Otra visión es la de no servirse de nadie más que de ella. Por supuesto que la madre leyó a Luis de La Puente, a Ignacio de Loyola, alientos en su retiro, más su camino es auténtico. No quería citar al Brujo de Otraparte —no he querido citar— pero lo que tuvo en su poder introduce mi idea: «¿Qué le falta a Colombia? Yo lo sé. Tengo en mi poder ese secreto […]. ¿Cuál es? Que toda belleza, bondad y poder nos vienen de Dios. En Colombia nadie, ni los hombres de la llave, tienen amistades con Dios». La relación entre el Grandioso y la sierva. Su claustro, su prisión, sus quejas se dirigen a su Creador. Si bien los confesores guían su alma y le calman el peso de los trabajos, ellos no son el punto máximo de Francisca.
«Mi amado para mí, yo para Él». Recibiendo las penas sin que lo noten, con sus mortificaciones corporales y las tentaciones demoniacas, desempeña un amor ilustre. Sus honores los guarda y no los comenta a las que la visitan. Esposa de Dios, se calma: «Poco estima su tesoro quien lo expone a la común vista». No se deja gobernar por fragilidades, inconsistencias ni acechanzas. Se recoge en la perfección, siendo imperfecta.
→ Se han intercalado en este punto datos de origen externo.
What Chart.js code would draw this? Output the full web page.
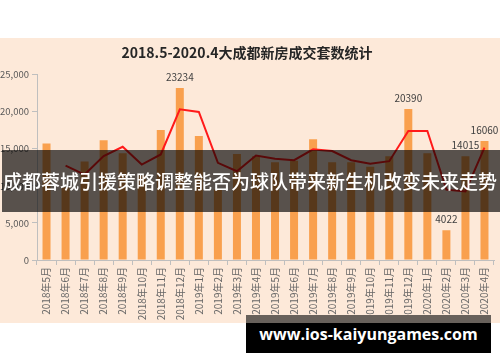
<!DOCTYPE html>
<html>
<head>
<meta charset="utf-8">
<script src="https://cdn.jsdelivr.net/npm/chart.js@4"></script>
<style>
  html,body{margin:0;padding:0;background:#fff;width:500px;height:362px;overflow:hidden;}
  #panel{position:absolute;left:0;top:38px;width:500px;height:285px;background:#fde9d9;}
  #banner{position:absolute;left:2px;top:150px;width:498px;height:62px;background:rgba(0,0,0,0.65);
    color:#fff;font:500 19px "Noto Sans CJK SC",sans-serif;line-height:62px;white-space:nowrap;overflow:hidden;padding-left:1px;}
  #site{position:absolute;left:246px;top:315px;width:245px;height:38px;background:#000;}
  #site:before{content:"";position:absolute;left:0;top:0;width:100%;height:8px;background:#68615b;}
  #site span{position:absolute;left:0;right:0;top:8px;bottom:0;text-align:center;line-height:30px;
    color:#fff;font:bold 16px "Open Sans",sans-serif;}
</style>
</head>
<body>
<div id="panel"><canvas id="c"></canvas></div>
<div id="banner">成都蓉城引援策略调整能否为球队带来新生机改变未来走势</div>
<div id="site"><span>www.ios-kaiyungames.com</span></div>
<script>
const categories = [
  "2018年5月","2018年6月","2018年7月","2018年8月","2018年9月","2018年10月","2018年11月","2018年12月",
  "2019年1月","2019年2月","2019年3月","2019年4月","2019年5月","2019年6月","2019年7月","2019年8月",
  "2019年9月","2019年10月","2019年11月","2019年12月","2020年1月","2020年2月","2020年3月","2020年4月"
];
const salesUnits = [
  15740, 9800, 13300, 16150, 14400, 11400, 17540, 23234,
  16750, 9500, 14300, 14000, 13200, 13400, 16300, 13200,
  13200, 12600, 14020, 20390, 14400, 4022, 14015, 16060
];
const movingAvg = [
  null, 12750, 11530, 14020, 15290, 12890, 14250, 20350,
  19990, 13120, 11980, 14110, 13660, 13470, 14930, 14700,
  13470, 12980, 13340, 17410, 17410, 9500, 9250, 15160
];
const yTicks = [0, 5000, 10000, 15000, 20000, 25000];
const labeledIdx = [7, 19, 21, 22, 23];
const chartTitle = "2018.5-2020.4大成都新房成交套数统计";

const FONT = '"Noto Sans CJK SC", sans-serif';

const barLabels = {
  id: "barLabels",
  afterDatasetsDraw(chart){
    const meta = chart.getDatasetMeta(1);
    const ctx = chart.ctx;
    ctx.save();
    ctx.font = "10px " + FONT;
    ctx.fillStyle = "#404040";
    ctx.textAlign = "center";
    ctx.textBaseline = "middle";
    labeledIdx.forEach(i => {
      const bar = meta.data[i];
      ctx.fillText(String(salesUnits[i]), bar.x, bar.y - 11);
    });
    ctx.restore();
  }
};

new Chart(document.getElementById("c"), {
  data: {
    labels: categories,
    datasets: [
      {type:"line", label:"移动平均", data:movingAvg, borderColor:"#ff1a1a", borderWidth:2,
       pointRadius:0, tension:0, order:0},
      {type:"bar", label:"成交套数", data:salesUnits, backgroundColor:"#f9a04e",
       barPercentage:0.42, categoryPercentage:1, order:1}
    ]
  },
  options: {
    responsive:true, maintainAspectRatio:false, animation:false,
    layout:{padding:{left:0,right:6,top:0,bottom:0}},
    plugins:{
      legend:{display:false},
      tooltip:{enabled:false},
      title:{display:true, text:chartTitle, color:"#262626",
        font:{family:FONT, size:14, weight:"bold"}, padding:{top:6,bottom:14}}
    },
    scales:{
      x:{
        grid:{drawOnChartArea:false, drawTicks:true, tickLength:5, color:"#bfbfbf", offset:true},
        border:{display:true, color:"#bfbfbf"},
        ticks:{autoSkip:false, minRotation:90, maxRotation:90, padding:2, color:"#666",
          font:{family:FONT, size:10}},
        afterFit(s){ s.height = 63; }
      },
      y:{
        min:0, max:25000,
        grid:{drawOnChartArea:false, drawTicks:true, tickLength:5, color:"#bfbfbf"},
        border:{display:true, color:"#bfbfbf"},
        ticks:{padding:3, color:"#595959", font:{family:FONT, size:9.5}},
        afterBuildTicks(s){ s.ticks = yTicks.map(v => ({value:v})); },
        afterFit(s){ s.width = 37; }
      }
    }
  },
  plugins:[barLabels]
});
</script>
</body>
</html>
Escribe porque solo el confesor la leerá. Reprueba el vano juicio, ante su presencia calla, a sus lecciones no atiende. Me atrevo asegurar que si Francisca supiera que la publicaron en 1817 y es la autora más antigua publicada —en beneficio del suelo nacional—, le sería despreciable y odioso.
Me queda más de medio libro pendiente, y lo agradezco. Las personas alrededor se comparten novelas digitales de Ernaux. Si lo devuelvo al retiro en que estaba, nadie sacará provecho de la clarisa. Mentes ávidas de conocimiento, que no productoras o reconocedoras del autóctono, se arrojan a otras latitudes. Como anillo al dedo nos viene descubrir a los nuestros. La tarea se complica. El tesoro de la autodeterminación, que nos libraría de complejos, lo ignoran los lectores.